Srila Prabhupada: We object to his emphasizing that man is a product of nature. Nature itself cannot make man. Nature provides the body, just as a tailor provides a suit. This body is but the outward covering of the living entity. The living entity within the body is not created by material nature. He is part and parcel of God.

Syamasundara dasa: Kant says that man belongs to "the kingdom of ends" because man is not just an object of utility but an end in himself. Since he alone possesses self-direction, or dignity, he should never stoop to sell himself like a commodity.

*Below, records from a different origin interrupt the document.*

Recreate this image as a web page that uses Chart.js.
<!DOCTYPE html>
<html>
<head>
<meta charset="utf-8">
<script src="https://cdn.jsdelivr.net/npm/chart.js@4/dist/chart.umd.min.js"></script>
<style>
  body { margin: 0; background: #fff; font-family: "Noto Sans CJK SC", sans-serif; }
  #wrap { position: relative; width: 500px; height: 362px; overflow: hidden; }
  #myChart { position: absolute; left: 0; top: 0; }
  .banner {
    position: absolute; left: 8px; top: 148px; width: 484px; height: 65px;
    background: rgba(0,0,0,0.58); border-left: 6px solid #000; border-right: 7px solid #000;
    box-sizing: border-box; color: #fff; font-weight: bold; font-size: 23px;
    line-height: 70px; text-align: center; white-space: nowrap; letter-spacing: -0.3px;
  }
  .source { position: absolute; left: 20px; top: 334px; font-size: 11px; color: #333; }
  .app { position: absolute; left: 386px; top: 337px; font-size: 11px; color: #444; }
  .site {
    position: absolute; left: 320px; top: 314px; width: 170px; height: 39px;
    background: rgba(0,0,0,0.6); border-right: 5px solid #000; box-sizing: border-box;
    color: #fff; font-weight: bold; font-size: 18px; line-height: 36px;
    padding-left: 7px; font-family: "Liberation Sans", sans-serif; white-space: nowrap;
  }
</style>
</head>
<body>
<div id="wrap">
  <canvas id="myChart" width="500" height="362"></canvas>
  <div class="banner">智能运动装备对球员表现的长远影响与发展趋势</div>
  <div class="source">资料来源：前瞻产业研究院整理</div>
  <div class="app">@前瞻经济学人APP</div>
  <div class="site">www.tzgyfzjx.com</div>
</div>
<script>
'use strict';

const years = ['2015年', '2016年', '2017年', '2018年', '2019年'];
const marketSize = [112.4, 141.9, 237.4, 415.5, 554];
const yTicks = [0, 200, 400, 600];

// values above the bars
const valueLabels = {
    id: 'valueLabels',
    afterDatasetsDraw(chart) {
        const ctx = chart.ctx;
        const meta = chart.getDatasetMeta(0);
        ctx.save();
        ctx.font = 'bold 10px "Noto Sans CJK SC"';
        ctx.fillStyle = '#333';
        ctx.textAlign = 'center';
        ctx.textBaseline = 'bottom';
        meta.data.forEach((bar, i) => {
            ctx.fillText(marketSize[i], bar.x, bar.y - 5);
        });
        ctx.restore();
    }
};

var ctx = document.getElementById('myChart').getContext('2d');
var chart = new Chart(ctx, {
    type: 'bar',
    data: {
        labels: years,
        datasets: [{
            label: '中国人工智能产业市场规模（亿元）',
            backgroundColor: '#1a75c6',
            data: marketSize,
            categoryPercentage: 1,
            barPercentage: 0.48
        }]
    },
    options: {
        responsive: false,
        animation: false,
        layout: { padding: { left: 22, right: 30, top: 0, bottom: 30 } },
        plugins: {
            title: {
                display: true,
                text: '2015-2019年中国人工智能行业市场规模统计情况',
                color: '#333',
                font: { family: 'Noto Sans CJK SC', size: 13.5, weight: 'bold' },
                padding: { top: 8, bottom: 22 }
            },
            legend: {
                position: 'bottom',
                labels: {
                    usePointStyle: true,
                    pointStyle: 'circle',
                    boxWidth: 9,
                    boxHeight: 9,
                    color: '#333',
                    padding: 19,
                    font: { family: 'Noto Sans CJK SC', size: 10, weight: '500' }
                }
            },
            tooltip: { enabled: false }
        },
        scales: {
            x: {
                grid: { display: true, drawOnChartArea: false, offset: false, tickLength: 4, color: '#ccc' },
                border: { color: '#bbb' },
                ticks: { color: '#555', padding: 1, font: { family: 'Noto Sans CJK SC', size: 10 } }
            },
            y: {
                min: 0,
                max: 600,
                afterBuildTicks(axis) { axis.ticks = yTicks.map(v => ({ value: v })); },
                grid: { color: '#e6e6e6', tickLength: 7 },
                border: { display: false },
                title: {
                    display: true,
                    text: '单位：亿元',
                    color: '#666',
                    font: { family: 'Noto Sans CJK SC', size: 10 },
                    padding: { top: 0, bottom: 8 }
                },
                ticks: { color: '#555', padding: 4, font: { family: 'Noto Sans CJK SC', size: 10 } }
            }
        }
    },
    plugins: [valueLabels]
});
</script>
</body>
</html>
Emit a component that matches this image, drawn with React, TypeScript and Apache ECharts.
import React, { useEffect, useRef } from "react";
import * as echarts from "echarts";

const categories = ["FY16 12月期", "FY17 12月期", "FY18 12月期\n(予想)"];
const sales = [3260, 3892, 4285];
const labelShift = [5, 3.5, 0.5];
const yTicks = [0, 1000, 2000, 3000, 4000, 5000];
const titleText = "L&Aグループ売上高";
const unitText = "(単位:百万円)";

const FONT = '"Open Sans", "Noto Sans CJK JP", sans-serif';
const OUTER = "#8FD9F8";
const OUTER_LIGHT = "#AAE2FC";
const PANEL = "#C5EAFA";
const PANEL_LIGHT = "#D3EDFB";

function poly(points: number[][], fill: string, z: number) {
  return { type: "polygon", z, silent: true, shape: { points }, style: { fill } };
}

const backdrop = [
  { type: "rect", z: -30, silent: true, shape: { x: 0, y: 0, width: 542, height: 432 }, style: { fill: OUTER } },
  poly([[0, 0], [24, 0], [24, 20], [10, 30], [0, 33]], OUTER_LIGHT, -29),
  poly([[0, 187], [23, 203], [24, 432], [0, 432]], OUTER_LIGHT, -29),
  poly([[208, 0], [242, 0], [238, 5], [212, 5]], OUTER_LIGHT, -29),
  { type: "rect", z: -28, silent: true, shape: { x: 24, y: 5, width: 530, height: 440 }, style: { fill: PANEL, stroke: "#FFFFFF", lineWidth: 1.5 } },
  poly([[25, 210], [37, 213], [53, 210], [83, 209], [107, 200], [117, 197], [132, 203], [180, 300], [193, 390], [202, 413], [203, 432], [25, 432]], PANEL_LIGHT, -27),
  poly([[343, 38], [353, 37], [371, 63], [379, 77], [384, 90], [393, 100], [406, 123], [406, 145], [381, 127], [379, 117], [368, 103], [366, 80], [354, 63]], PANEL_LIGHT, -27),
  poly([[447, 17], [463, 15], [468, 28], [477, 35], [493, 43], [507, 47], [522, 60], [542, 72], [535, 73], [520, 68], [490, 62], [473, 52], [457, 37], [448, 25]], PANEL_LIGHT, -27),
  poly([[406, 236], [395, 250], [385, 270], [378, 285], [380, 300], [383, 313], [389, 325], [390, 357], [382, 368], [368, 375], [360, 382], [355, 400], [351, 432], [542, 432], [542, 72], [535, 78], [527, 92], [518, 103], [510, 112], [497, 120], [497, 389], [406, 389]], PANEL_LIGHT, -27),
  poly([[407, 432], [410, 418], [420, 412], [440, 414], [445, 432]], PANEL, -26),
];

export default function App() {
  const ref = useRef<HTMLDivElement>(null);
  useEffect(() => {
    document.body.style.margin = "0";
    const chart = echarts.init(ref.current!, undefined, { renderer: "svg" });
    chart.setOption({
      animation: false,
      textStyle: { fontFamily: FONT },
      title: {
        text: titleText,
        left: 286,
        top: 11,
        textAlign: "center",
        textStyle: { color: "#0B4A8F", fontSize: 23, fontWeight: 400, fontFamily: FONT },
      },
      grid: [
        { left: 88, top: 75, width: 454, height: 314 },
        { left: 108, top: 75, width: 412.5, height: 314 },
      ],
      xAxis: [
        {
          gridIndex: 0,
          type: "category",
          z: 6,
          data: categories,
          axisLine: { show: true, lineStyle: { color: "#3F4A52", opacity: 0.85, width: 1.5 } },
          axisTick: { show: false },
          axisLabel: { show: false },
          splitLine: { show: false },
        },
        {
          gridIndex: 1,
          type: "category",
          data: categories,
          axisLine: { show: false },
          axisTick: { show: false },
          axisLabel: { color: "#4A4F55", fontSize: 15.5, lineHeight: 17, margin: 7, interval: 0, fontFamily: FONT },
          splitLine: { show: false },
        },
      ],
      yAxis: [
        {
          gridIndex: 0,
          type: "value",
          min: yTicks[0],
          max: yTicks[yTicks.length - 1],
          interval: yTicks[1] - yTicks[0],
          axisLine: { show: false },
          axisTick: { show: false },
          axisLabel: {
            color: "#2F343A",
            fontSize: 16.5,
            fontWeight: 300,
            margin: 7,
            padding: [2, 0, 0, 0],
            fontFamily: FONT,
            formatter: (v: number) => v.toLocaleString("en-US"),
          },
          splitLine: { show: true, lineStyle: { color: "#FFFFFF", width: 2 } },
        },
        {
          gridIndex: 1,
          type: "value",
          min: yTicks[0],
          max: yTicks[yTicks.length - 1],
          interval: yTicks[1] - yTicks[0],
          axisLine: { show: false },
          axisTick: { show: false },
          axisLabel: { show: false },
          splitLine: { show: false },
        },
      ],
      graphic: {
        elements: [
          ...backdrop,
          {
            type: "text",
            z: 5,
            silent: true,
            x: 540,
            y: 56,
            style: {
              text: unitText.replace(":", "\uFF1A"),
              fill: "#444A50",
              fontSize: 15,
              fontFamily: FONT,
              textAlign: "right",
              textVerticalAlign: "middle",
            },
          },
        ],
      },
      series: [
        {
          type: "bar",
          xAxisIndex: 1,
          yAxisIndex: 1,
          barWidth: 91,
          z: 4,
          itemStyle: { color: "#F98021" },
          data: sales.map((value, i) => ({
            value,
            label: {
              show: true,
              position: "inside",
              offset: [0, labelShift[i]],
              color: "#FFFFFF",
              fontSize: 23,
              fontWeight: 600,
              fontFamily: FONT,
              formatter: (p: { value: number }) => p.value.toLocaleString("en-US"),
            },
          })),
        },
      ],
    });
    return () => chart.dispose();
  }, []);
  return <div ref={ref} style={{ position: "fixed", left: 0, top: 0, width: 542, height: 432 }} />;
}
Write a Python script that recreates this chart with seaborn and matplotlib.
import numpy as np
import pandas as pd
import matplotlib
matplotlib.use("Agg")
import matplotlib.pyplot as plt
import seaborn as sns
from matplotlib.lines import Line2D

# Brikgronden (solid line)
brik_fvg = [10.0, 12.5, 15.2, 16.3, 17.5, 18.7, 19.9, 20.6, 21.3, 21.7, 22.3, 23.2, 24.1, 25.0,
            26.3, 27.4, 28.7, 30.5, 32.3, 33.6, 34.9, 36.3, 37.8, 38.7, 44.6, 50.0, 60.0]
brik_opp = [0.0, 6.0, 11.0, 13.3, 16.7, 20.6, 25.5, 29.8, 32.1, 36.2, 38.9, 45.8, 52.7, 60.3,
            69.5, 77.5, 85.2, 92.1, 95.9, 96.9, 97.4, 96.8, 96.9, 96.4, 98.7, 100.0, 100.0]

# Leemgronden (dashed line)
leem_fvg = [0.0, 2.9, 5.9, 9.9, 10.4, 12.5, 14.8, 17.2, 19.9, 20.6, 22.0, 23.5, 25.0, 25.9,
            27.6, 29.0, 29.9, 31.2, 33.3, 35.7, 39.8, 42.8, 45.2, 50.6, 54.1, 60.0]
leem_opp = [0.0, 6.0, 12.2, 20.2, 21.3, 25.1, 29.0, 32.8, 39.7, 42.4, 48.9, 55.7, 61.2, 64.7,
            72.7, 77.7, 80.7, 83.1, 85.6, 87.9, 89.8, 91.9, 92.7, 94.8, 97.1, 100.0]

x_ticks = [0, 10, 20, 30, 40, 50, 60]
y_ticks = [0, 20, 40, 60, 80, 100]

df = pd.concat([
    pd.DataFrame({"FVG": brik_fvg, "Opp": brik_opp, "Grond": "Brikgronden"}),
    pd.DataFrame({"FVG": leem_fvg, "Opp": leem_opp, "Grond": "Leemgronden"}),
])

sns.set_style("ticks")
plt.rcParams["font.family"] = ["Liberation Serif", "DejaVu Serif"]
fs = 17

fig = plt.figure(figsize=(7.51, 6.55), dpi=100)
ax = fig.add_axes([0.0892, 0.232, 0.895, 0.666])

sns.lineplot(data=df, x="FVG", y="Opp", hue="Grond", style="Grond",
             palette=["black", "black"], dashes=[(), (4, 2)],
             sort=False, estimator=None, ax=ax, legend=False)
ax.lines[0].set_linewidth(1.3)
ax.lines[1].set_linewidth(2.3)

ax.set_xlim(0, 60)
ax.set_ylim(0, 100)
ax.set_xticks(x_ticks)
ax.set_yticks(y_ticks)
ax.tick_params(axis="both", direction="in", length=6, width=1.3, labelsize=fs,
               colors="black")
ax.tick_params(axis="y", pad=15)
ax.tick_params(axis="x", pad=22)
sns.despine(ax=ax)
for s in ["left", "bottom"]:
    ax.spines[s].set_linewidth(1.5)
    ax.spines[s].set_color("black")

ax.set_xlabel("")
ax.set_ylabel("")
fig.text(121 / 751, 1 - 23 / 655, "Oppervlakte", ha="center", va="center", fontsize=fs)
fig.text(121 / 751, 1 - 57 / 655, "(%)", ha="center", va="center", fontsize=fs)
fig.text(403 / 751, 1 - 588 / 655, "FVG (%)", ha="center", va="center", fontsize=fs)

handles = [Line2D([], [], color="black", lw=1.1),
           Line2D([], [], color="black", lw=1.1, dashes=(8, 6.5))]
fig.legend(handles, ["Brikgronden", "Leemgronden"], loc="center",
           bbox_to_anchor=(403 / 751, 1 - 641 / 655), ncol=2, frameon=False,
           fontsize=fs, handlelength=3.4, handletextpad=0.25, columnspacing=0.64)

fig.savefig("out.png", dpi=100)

Srila Prabhupada: And what is that end? Kant does not give any concrete example. Man's dignity is his inherent quality of obedience to the Supreme. It is that obedience that we should not sacrifice. We are not independent, but subordinate to God's will. Kant may be a strict moralist, but that is not the highest platform. We have to transcend even the moral principle to attain perfection. There is morality and immorality in the material world because there are the three modes of material nature operating: goodness, passion, and ignorance. Morality is on the platform of goodness. According to the transcendental, spiritual point of view, the entire material world is condemned. One may be a first-class prisoner, or a second-class prisoner, a brahmana or a sudra. Whatever the case, one is still a conditioned soul. Of course, as far as conditional life is concerned, there is value in morality. Morality may help us come to the transcendental platform, but coming to that platform is not dependent on morality. It is independent of everything. Krsna's order is above morality.

Syamasundara dasa: But might not morality help us see behind the moral law and transcend it?

Srila Prabhupada: Not necessarily. In Bhagavad-gita, we find that Arjuna was trying to become moral by not killing his relatives, but that could not help him. Rather, by directly abiding by the orders of Krsna, he transcended morality. So morality in itself does not always help.